It’s common to believe that Cloud Services make everything cheaper. Not always so.
While it’s true that Cloud Services frequently offer business advantages that can enable rapid growth, signing up for AWS doesn’t just instantly cut costs. And it can increase them.
Symptom:
Client moved its database from a Co-Located Data Center to AWS. Despite provisioning similar server configurations, the AWS bill was enormous.
Diagnostics:
First step is to check the AWS billing detail. The charges relate to (1) CPU, (2) Server Memory, (3) Disk Storage, and (4) Data Transfer.
In this case, a very high rate of Data Transfer was responsible for the largest share of the billing. This was surprising because the data for this business would not normally be considered high-traffic. (I would have a different answer for a video streaming company, for instance, where high data transfer is expected.)
Technical Diligence:
Examine typical database queries. To protect my real client, let’s imagine a hypothetical one called “First Imaginary Bank of the US”, or “FIBUS”. A typical query is “show all of Zia Zuckerman’s checks that cleared last month”. The client’s product had a web interface that would allow queries like this.
When I looked at the SQL code generated by this Front End (web interface), I read the exact queries it generated. No matter how many search criteria were involved, the entire database was scanned for each query.
Translated into “pseudocode”, the instructions looked like:
- For every transaction this bank has ever had:
- Was this transaction for Zia Zuckerman?
- Was this transaction conducted this month?
- Was this transaction a check?
- Only output a result if the answer to all those questions is yes.
Do you see the problem? Why is every single transaction in the bank’s history being re-evaluated in response to every query?

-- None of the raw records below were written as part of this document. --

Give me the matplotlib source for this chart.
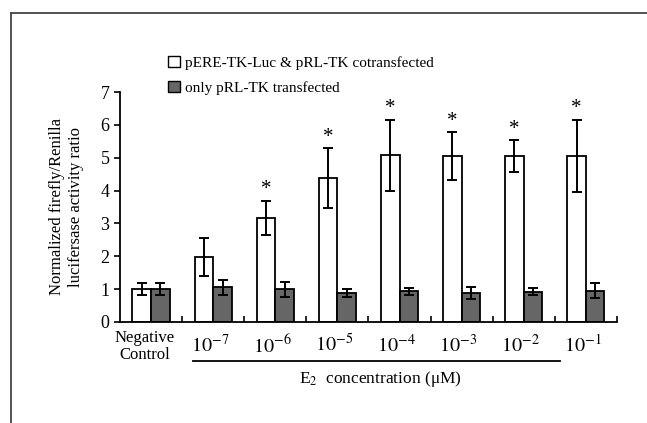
import numpy as np
import matplotlib.pyplot as plt
from matplotlib.lines import Line2D
from matplotlib.patches import Patch

plt.rcParams['font.family'] = ['Liberation Serif', 'DejaVu Serif']
plt.rcParams['mathtext.fontset'] = 'stix'

# data
groups = ['Negative\nControl', '$10^{-7}$', '$10^{-6}$', '$10^{-5}$', '$10^{-4}$',
          '$10^{-3}$', '$10^{-2}$', '$10^{-1}$']
cotrans = [1.0, 1.98, 3.16, 4.38, 5.08, 5.05, 5.05, 5.05]
cotrans_err = [0.18, 0.58, 0.52, 0.91, 1.08, 0.72, 0.48, 1.10]
only_rl = [1.0, 1.06, 0.99, 0.88, 0.93, 0.88, 0.92, 0.95]
only_rl_err = [0.18, 0.23, 0.22, 0.11, 0.11, 0.17, 0.10, 0.23]
signif = [False, False, True, True, True, True, True, True]

fig = plt.figure(figsize=(6.47, 4.23), dpi=100)
ax = fig.add_axes([0.1855, 0.2388, 0.768, 0.5437])

x = np.arange(len(groups))
w = 0.3
ekw = dict(elinewidth=1.4, capthick=1.4, ecolor='black')
ax.bar(x - w/2, cotrans, w, color='white', edgecolor='black', linewidth=1.3,
       yerr=cotrans_err, capsize=3.5, error_kw=ekw)
ax.bar(x + w/2, only_rl, w, color='#666666', edgecolor='black', linewidth=1.3,
       yerr=only_rl_err, capsize=3.5, error_kw=ekw)

for xi, v, e, s in zip(x, cotrans, cotrans_err, signif):
    if s:
        ax.text(xi - w/2, v + e + 0.05, '*', ha='center', va='bottom', fontsize=15)

ax.set_xlim(-0.5, len(groups) - 0.5)
ax.set_ylim(0, 7)
ax.set_yticks(range(8))
ax.tick_params(axis='y', labelsize=13, length=4, width=1.2, direction='out')
ax.set_xticks(x)
ax.set_xticklabels([])
ax.tick_params(axis='x', which='major', length=0)
ax.set_xticks(np.arange(0.5, len(groups), 1.0), minor=True)
ax.tick_params(axis='x', which='minor', length=4, width=1.2, direction='in')
for s in ['top', 'right']:
    ax.spines[s].set_visible(False)
for s in ['left', 'bottom']:
    ax.spines[s].set_linewidth(1.3)

trans = ax.get_xaxis_transform()
ax.text(x[0] - 0.1, -0.035, groups[0], transform=trans, ha='center', va='top',
        fontsize=12, linespacing=1.1)
for xi, g in zip(x[1:], groups[1:]):
    ax.text(xi - 0.05, -0.055, g, transform=trans, ha='center', va='top', fontsize=14.5)

ax.plot([0.675, 6.585], [-0.17, -0.17], transform=trans, color='black',
        linewidth=1.3, clip_on=False)
ax.text(3.7, -0.25, 'E$_2$  concentration (μM)', transform=trans,
        ha='center', va='center', fontsize=12.5)

ax.set_ylabel('Normalized firefly/Renilla\nlucifersase activity ratio', fontsize=12,
              linespacing=1.25, labelpad=12)

handles = [Patch(facecolor='white', edgecolor='black', linewidth=1.0),
           Patch(facecolor='#666666', edgecolor='black', linewidth=1.0)]
fig.legend(handles, ['pERE-TK-Luc & pRL-TK cotransfected', 'only pRL-TK transfected'],
           loc='upper left', bbox_to_anchor=(0.248, 0.885), frameon=False,
           fontsize=11, handlelength=0.75, handleheight=0.75, handletextpad=0.35,
           labelspacing=0.7, borderpad=0)

# partial frame around the panel
fig.add_artist(Line2D([0.0165, 0.0165], [0.0, 0.969], color='#444444', linewidth=1.3))
fig.add_artist(Line2D([0.0165, 1.0], [0.969, 0.969], color='#444444', linewidth=1.3))

fig.savefig('out.png', dpi=100)
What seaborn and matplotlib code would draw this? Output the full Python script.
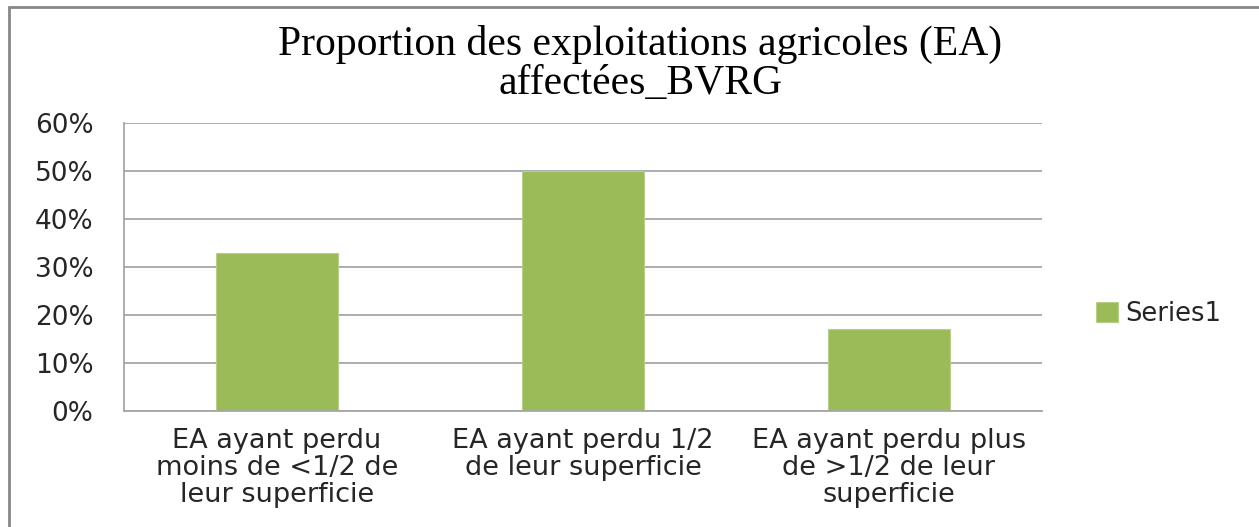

There are so many ways the data could have been pre-simplified, in order to reduce data transfer requirements:
- When opening Zia Zuckerman’s account information, create an intermediate list containing only her transactions (millions of times more efficient), and then use that intermediate list for further queries
- Pre-cache transactions in groups by year
- and more.
Why did this inefficient code cause such huge cost?
It’s all about who owns the wire.
In a computer, relatively small amounts of data are held in RAM, but large amounts of data are stored on disk. The CPU does math, but to access the disk drive there’s a data transfer that takes place.

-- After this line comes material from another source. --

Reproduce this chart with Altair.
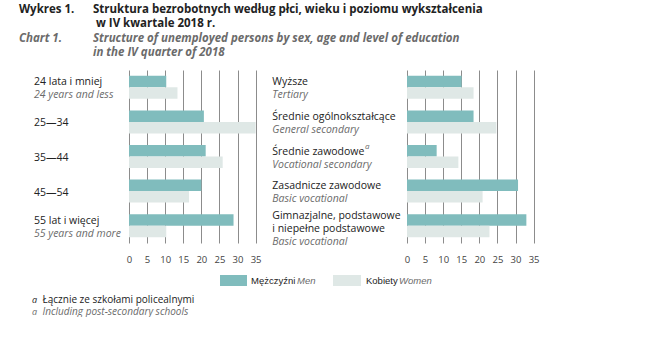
import altair as alt
import pandas as pd

# ---------------- data ----------------
age_pl = ["24 lata i mniej", "25—34", "35—44", "45—54", "55 lat i więcej"]
age_en = ["24 years and less", "", "", "", "55 years and more"]
age_men = [10.3, 20.7, 21.2, 20.0, 28.9]
age_women = [13.4, 35.0, 25.9, 16.6, 10.3]

edu_pl = ["Wyższe", "Średnie ogólnokształcące", "Średnie zawodowe",
          "Zasadnicze zawodowe", "Gimnazjalne, podstawowe\ni niepełne podstawowe"]
edu_en = ["Tertiary", "General secondary", "Vocational secondary",
          "Basic vocational", "Basic vocational"]
edu_men = [15.1, 18.4, 8.2, 30.7, 33.0]
edu_women = [18.4, 24.7, 14.2, 20.9, 22.8]

sexes = ["Mężczyźni", "Kobiety"]
ticks = [0, 5, 10, 15, 20, 25, 30, 35]

# ---------------- style ----------------
FONT = "Open Sans"
LEG_FONT = "Liberation Sans"
MEN = "#80bcbd"
WOMEN = "#dfe8e6"
DARK = "#222222"
GREY = "#6b6b6b"
PW, PH = 126.6, 173
LH = 13


def txt(text, x, y, size=11, color=DARK, style="normal", weight="normal",
        font=FONT, align="left"):
    return alt.Chart(pd.DataFrame({"t": [text]})).mark_text(
        align=align, baseline="middle", font=font, fontSize=size, color=color,
        fontStyle=style, fontWeight=weight,
    ).encode(x=alt.value(x), y=alt.value(y), text="t:N")


def yenc(cats):
    return alt.Y("cat:N", sort=cats, axis=None,
                 scale=alt.Scale(paddingInner=0.335, paddingOuter=0.1675))


def panel(pl, en, men, women, label_x, extra=None):
    cats = [p.split("\n")[0] for p in pl]
    df = pd.DataFrame({
        "cat": cats * 2,
        "sex": [sexes[0]] * len(cats) + [sexes[1]] * len(cats),
        "value": men + women,
    })
    y = yenc(cats)
    bars = alt.Chart(df).mark_bar().encode(
        x=alt.X("value:Q",
                scale=alt.Scale(domain=[0, 35], nice=False, zero=True),
                axis=alt.Axis(values=ticks, grid=True, domain=False, ticks=False,
                              title=None, labelFont=FONT, labelFontSize=9.5,
                              labelColor="#444444", labelPadding=11,
                              labelFlush=False, labelOverlap=False,
                              gridColor="#8c8c8c", gridWidth=1,
                              labelAngle=0)),
        y=y,
        yOffset=alt.YOffset("sex:N", sort=sexes,
                            scale=alt.Scale(paddingInner=0, paddingOuter=0)),
        color=alt.Color("sex:N", scale=alt.Scale(domain=sexes, range=[MEN, WOMEN]),
                        legend=None),
    )
    # one row per label line: category, text, language, vertical offset
    rows = []
    for c, p, e in zip(cats, pl, en):
        lines = [(ln, "pl") for ln in p.split("\n")]
        if e:
            lines.append((e, "en"))
        n = len(lines)
        shift = 1.5 if n < 3 else 3.5
        for i, (ln, lang) in enumerate(lines):
            rows.append({"cat": c, "t": ln, "lang": lang,
                         "off": round((i - (n - 1) / 2) * LH + shift, 2)})
    ldf = pd.DataFrame(rows)
    layers = [bars]
    for (lang, off), sub in ldf.groupby(["lang", "off"]):
        layers.append(
            alt.Chart(sub[["cat", "t"]]).mark_text(
                align="left", baseline="middle", font=FONT, fontSize=10.5,
                color=DARK if lang == "pl" else GREY,
                fontStyle="normal" if lang == "pl" else "italic", dy=off,
            ).encode(x=alt.value(label_x), y=y, text="t:N"))
    if extra is not None:
        layers += [c.encode(y=y) if isinstance(c, alt.Chart) and "cat" in c.data.columns
                   else c for c in extra]
    return alt.layer(*layers).properties(width=PW, height=PH)


# superscript "a" next to "Średnie zawodowe"
sup = alt.Chart(pd.DataFrame({"cat": ["Średnie zawodowe"], "t": ["a"]})).mark_text(
    align="left", baseline="middle", font=FONT, fontSize=8, fontStyle="italic",
    color=GREY, dy=-9.5,
).encode(x=alt.value(-42), text="t:N")

# decorations (title, legend, footnote), positioned relative to the left plot area
deco = [
    txt("Wykres 1.", -110, -60, size=11.5, weight="bold"),
    txt("Struktura bezrobotnych według płci, wieku i poziomu wykształcenia",
        -36, -60, size=11.5, weight="bold"),
    txt("w IV kwartale 2018 r.", -33, -46, size=11.5, weight="bold"),
    txt("Chart 1.", -110, -31, size=11.5, weight="bold", style="italic", color=GREY),
    txt("Structure of unemployed persons by sex, age and level of education",
        -36, -31, size=11.5, weight="bold", style="italic", color=GREY),
    txt("in the IV quarter of 2018", -36, -17, size=11.5, weight="bold",
        style="italic", color=GREY),
    alt.Chart(pd.DataFrame({"k": [0]})).mark_rect(color=MEN).encode(
        x=alt.value(91), x2=alt.value(118), y=alt.value(205), y2=alt.value(216)),
    alt.Chart(pd.DataFrame({"k": [0]})).mark_rect(color=WOMEN).encode(
        x=alt.value(204), x2=alt.value(232), y=alt.value(205), y2=alt.value(216)),
    txt("Mężczyźni", 122, 211, size=9.5, font=LEG_FONT),
    txt("Men", 168, 211, size=9.5, font=LEG_FONT, style="italic", color=GREY),
    txt("Kobiety", 237, 211, size=9.5, font=LEG_FONT),
    txt("Women", 270, 211, size=9.5, font=LEG_FONT, style="italic", color=GREY),
    txt("a", -97, 230, size=9, style="italic", color=DARK),
    txt("Łącznie ze szkołami policealnymi", -86.5, 230, size=10),
    txt("a", -97, 242, size=9, style="italic", color=GREY),
    txt("Including post-secondary schools", -86.5, 242, size=10,
        style="italic", color=GREY),
]

left = panel(age_pl, age_en, age_men, age_women, -95, extra=deco)
right = panel(edu_pl, edu_en, edu_men, edu_women, -134.7, extra=[sup])

chart = alt.hconcat(left, right, spacing=151, bounds="flush").properties(
    padding={"left": 19, "top": 4, "right": 0, "bottom": 0},
    background="white",
).configure_view(stroke=None)

chart.save("out.html", embed_options={"renderer": "svg", "actions": False})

When my client owned the computer, in their own Data Center, they also owned the wire that connected the computer to the disk storage. Infinite use of that wire was free.
AWS charges for “IOPS” (inputs and outputs per second).
This grossly inefficient database was somewhat harmless in the Data Center, but became a debilitating expense on AWS.
Remedy:
The code had to be refactored. In the case of this particular client, a major customer delivery contract had already been signed with a stipulation for cloud services. (Perhaps the team should have done its own experiment before signing such a contract, but by the time I was engaged, it was too late.)
There was no choice but to embark on the 7-figure project of improving the core product, which had these SQL inefficiencies throughout.